В то время, когда Хабаров переносит основную (по крайней мере, видимую) деятельность с пушнины на землепашество и добычу соли, в Якутск, ставший центром самостоятельного воеводства, прибывает настоящая власть. В острог из Москвы явился воевода – царский стольник Петр Головин, да не один, а с младшим воеводой Матвеем Глебовым, дьяком Ефимом Филатовым, двумя письменными головами (что-то вроде чиновника по особым поручениям) и четырьмя сотнями городовых казаков и стрельцов. Прибыли они не просто так, но с многочисленными царскими наказами об увеличении ясака, приведении под цареву руку новых поставщиков пушнины и тому подобными строгими повелениями.

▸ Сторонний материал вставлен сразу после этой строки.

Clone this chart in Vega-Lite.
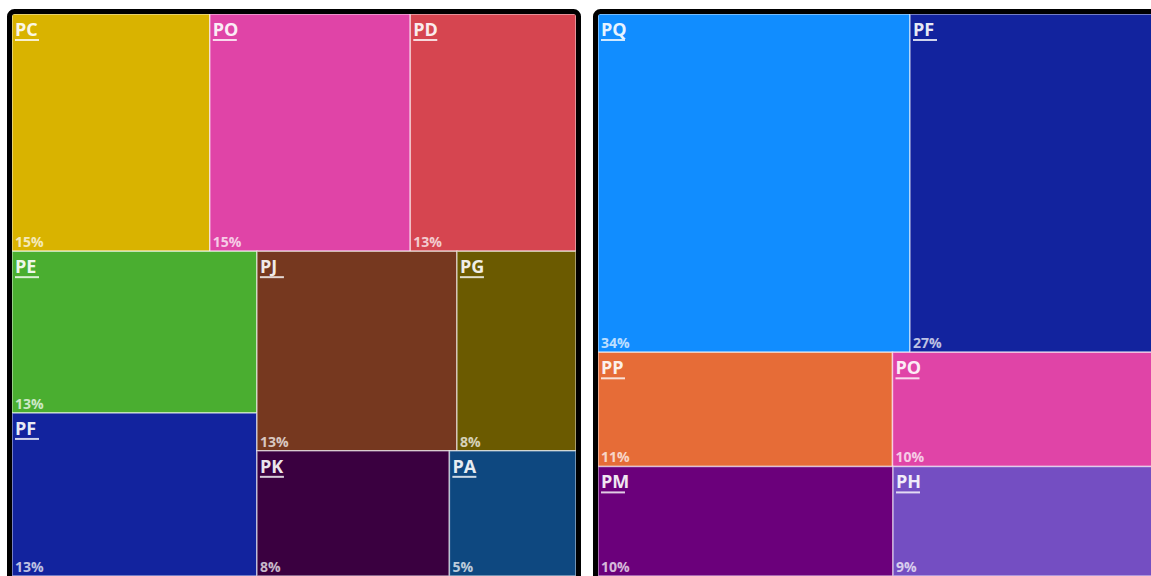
{
  "$schema": "https://vega.github.io/schema/vega-lite/v6.json",
  "width": 1151,
  "height": 576,
  "autosize": {"type": "none"},
  "padding": 0,
  "background": "white",
  "config": {"view": {"stroke": null}},
  "data": {
    "values": [
      {"panel": "A", "seq": 1, "band": 1, "col": 1, "row": 1, "name": "PC", "value": 14.8, "label": "15%"},
      {"panel": "A", "seq": 2, "band": 1, "col": 1, "row": 1, "name": "PO", "value": 15.0, "label": "15%"},
      {"panel": "A", "seq": 3, "band": 1, "col": 1, "row": 1, "name": "PD", "value": 12.4, "label": "13%"},
      {"panel": "A", "seq": 4, "band": 2, "col": 1, "row": 1, "name": "PE", "value": 12.5, "label": "13%"},
      {"panel": "A", "seq": 5, "band": 2, "col": 1, "row": 2, "name": "PF", "value": 12.6, "label": "13%"},
      {"panel": "A", "seq": 6, "band": 2, "col": 2, "row": 1, "name": "PJ", "value": 12.6, "label": "13%"},
      {"panel": "A", "seq": 7, "band": 2, "col": 2, "row": 1, "name": "PG", "value": 7.5, "label": "8%"},
      {"panel": "A", "seq": 8, "band": 2, "col": 2, "row": 2, "name": "PK", "value": 7.6, "label": "8%"},
      {"panel": "A", "seq": 9, "band": 2, "col": 2, "row": 2, "name": "PA", "value": 5.0, "label": "5%"},
      {"panel": "B", "seq": 1, "band": 1, "col": 1, "row": 1, "name": "PQ", "value": 33.3, "label": "34%"},
      {"panel": "B", "seq": 2, "band": 1, "col": 1, "row": 1, "name": "PF", "value": 26.9, "label": "27%"},
      {"panel": "B", "seq": 3, "band": 2, "col": 1, "row": 1, "name": "PP", "value": 10.6, "label": "11%"},
      {"panel": "B", "seq": 4, "band": 2, "col": 1, "row": 1, "name": "PO", "value": 9.7, "label": "10%"},
      {"panel": "B", "seq": 5, "band": 2, "col": 1, "row": 2, "name": "PM", "value": 10.2, "label": "10%"},
      {"panel": "B", "seq": 6, "band": 2, "col": 1, "row": 2, "name": "PH", "value": 9.3, "label": "9%"}
    ]
  },
  "transform": [
    {"joinaggregate": [{"op": "sum", "field": "value", "as": "total"}], "groupby": ["panel"]},
    {"stack": "value", "groupby": ["panel"], "sort": [{"field": "seq", "order": "ascending"}], "as": ["s0", "s1"]},
    {"joinaggregate": [{"op": "min", "field": "s0", "as": "b0"}, {"op": "max", "field": "s1", "as": "b1"}], "groupby": ["panel", "band"]},
    {"joinaggregate": [{"op": "min", "field": "s0", "as": "c0"}, {"op": "max", "field": "s1", "as": "c1"}], "groupby": ["panel", "band", "col"]},
    {"joinaggregate": [{"op": "min", "field": "s0", "as": "r0"}, {"op": "max", "field": "s1", "as": "r1"}], "groupby": ["panel", "band", "col", "row"]},
    {"calculate": "datum.b0 / datum.total", "as": "by0"},
    {"calculate": "datum.b1 / datum.total", "as": "by1"},
    {"calculate": "(datum.c0 - datum.b0) / (datum.b1 - datum.b0)", "as": "cx0"},
    {"calculate": "(datum.c1 - datum.b0) / (datum.b1 - datum.b0)", "as": "cx1"},
    {"calculate": "datum.by0 + (datum.by1 - datum.by0) * (datum.r0 - datum.c0) / (datum.c1 - datum.c0)", "as": "py0"},
    {"calculate": "datum.by0 + (datum.by1 - datum.by0) * (datum.r1 - datum.c0) / (datum.c1 - datum.c0)", "as": "py1"},
    {"calculate": "datum.panel === 'B' ? 1.039 : 0", "as": "off"},
    {"calculate": "datum.off + datum.cx0 + (datum.cx1 - datum.cx0) * (datum.s0 - datum.r0) / (datum.r1 - datum.r0)", "as": "px0"},
    {"calculate": "datum.off + datum.cx0 + (datum.cx1 - datum.cx0) * (datum.s1 - datum.r0) / (datum.r1 - datum.r0)", "as": "px1"}
  ],
  "encoding": {
    "x": {"field": "px0", "type": "quantitative", "axis": null, "scale": {"domain": [-0.021277, 2.019504], "nice": false, "zero": false}},
    "y": {"field": "py0", "type": "quantitative", "axis": null, "scale": {"domain": [-0.024911, 1.0], "nice": false, "zero": false, "reverse": true}}
  },
  "layer": [
    {
      "mark": {"type": "rect", "stroke": "#ffffff", "strokeWidth": 1.5, "strokeOpacity": 0.55, "clip": true},
      "encoding": {
        "x2": {"field": "px1"},
        "y2": {"field": "py1"},
        "color": {
          "field": "name",
          "type": "nominal",
          "legend": null,
          "scale": {
            "domain": ["PC", "PO", "PD", "PE", "PF", "PJ", "PG", "PK", "PA", "PQ", "PP", "PM", "PH"],
            "range": ["#D9B300", "#E044A7", "#D64550", "#4AAE30", "#12239E", "#76381F", "#6B5A00", "#3A0040", "#0E4880", "#118DFF", "#E66C37", "#6B007B", "#744EC2"]
          }
        }
      }
    },
    {
      "mark": {"type": "text", "align": "left", "baseline": "alphabetic", "dx": 3, "dy": 22, "font": "Open Sans", "fontSize": 18, "fontWeight": "bold", "fill": "#ffffff", "opacity": 0.9, "clip": true},
      "encoding": {"text": {"field": "name"}}
    },
    {
      "mark": {"type": "rule", "xOffset": 3, "x2Offset": 27, "yOffset": 26, "strokeWidth": 2, "stroke": "#ffffff", "opacity": 0.8, "clip": true},
      "encoding": {"x2": {"field": "px0"}}
    },
    {
      "mark": {"type": "text", "align": "left", "baseline": "alphabetic", "dx": 3, "dy": -4, "font": "Open Sans", "fontSize": 14, "fontWeight": "bold", "fill": "#ffffff", "opacity": 0.72, "clip": true},
      "encoding": {"y": {"field": "py1", "type": "quantitative"}, "text": {"field": "label"}}
    },
    {
      "transform": [
        {"aggregate": [
          {"op": "min", "field": "px0", "as": "bx0"},
          {"op": "max", "field": "px1", "as": "bx1"},
          {"op": "min", "field": "py0", "as": "by0b"},
          {"op": "max", "field": "py1", "as": "by1b"}
        ], "groupby": ["panel"]}
      ],
      "mark": {"type": "rect", "fill": null, "fillOpacity": 0, "stroke": "#000000", "strokeWidth": 5, "cornerRadius": 5, "xOffset": -2.5, "x2Offset": 2.5, "yOffset": -2.5, "y2Offset": 12, "clip": true},
      "encoding": {
        "x": {"field": "bx0", "type": "quantitative"},
        "x2": {"field": "bx1"},
        "y": {"field": "by0b", "type": "quantitative"},
        "y2": {"field": "by1b"}
      }
    }
  ]
}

Головин правителем оказался жестким. Хотя обвинения его в мздоимстве, как часто бывает, были, скорее всего, поклепом. Доносы в то время – едва ли не главная форма «обратной связи» власти с подданными. Писали их и на якутского воеводу. В стиле: как так, при деньгах и не ворует. Не бывает этого. Только не того уровня фигура, чтобы на мелочь зариться. Род Головиных – один из первых и древнейших на Руси. Более вероятно, что повеления, наказы государевы он старался исполнить в силу своего разумения. Но человек он был не местный, оттого множество неприятностей при его правлении и случилось.
По его велению было переписано ясачное население, что местные жители восприняли едва ли не как наступление последних времен. В результате переписи ясак с якутов возрос почти вдвое. Вроде бы, правильно все, по закону, да только не по правде. Не по-людски. Роптали инородцы. Казакам и прочим посадским велел перенести острог на новое место, где бы его разливы реки не рушили. Вроде бы и это правильно, но тяготно для привыкшего к воле сибирского люда. А если добавить сюда повинности, которые появились с новым воеводой, то картина и вовсе невеселая получается.
Ото всей этой радости в 1642 году народ восстал и, как в Мангазее, осадил крепость с засевшим там воеводой и городовыми казаками. Воевода Матвей Глебов предлагал с восставшими людишками договориться. Только Головин на переговоры не пошел, а сел в осаду. И не прогадал. Посланный в Енисейск гонец вернулся с подмогой. А между восставшими якутами и русскими пошли разногласия, и они… разошлись по своим делам. Головин же двинулся за ними и по частям рассеял и разгромил восставших, несколько человек казнил, многих бросил в тюрьму. Все это для Сибири было явлением неслыханным.
Не то что люди здесь не гибли – напротив, к смерти в бою или на охоте, да и просто в походе, здесь были привычными. А вот к казни и тюрьме – нет. Любая сибирская власть понимала – конечно, народишко здесь не сахарный, только ведь другого взять негде. Мало людей. Очень мало. Потому и берегли и лелеяли каждого: умелый мастеровой, оборотистый купец, промышленник мог себе в Сибири позволить больше, чем иной боярин при царском дворе. Да и просто житель чувствовал себя от власти вполне защищенным. Ведь если что не так, собраться в Сибири еще быстрее, чем за Уралом – взял котомку и пошел. Сибирь – она везде Сибирь.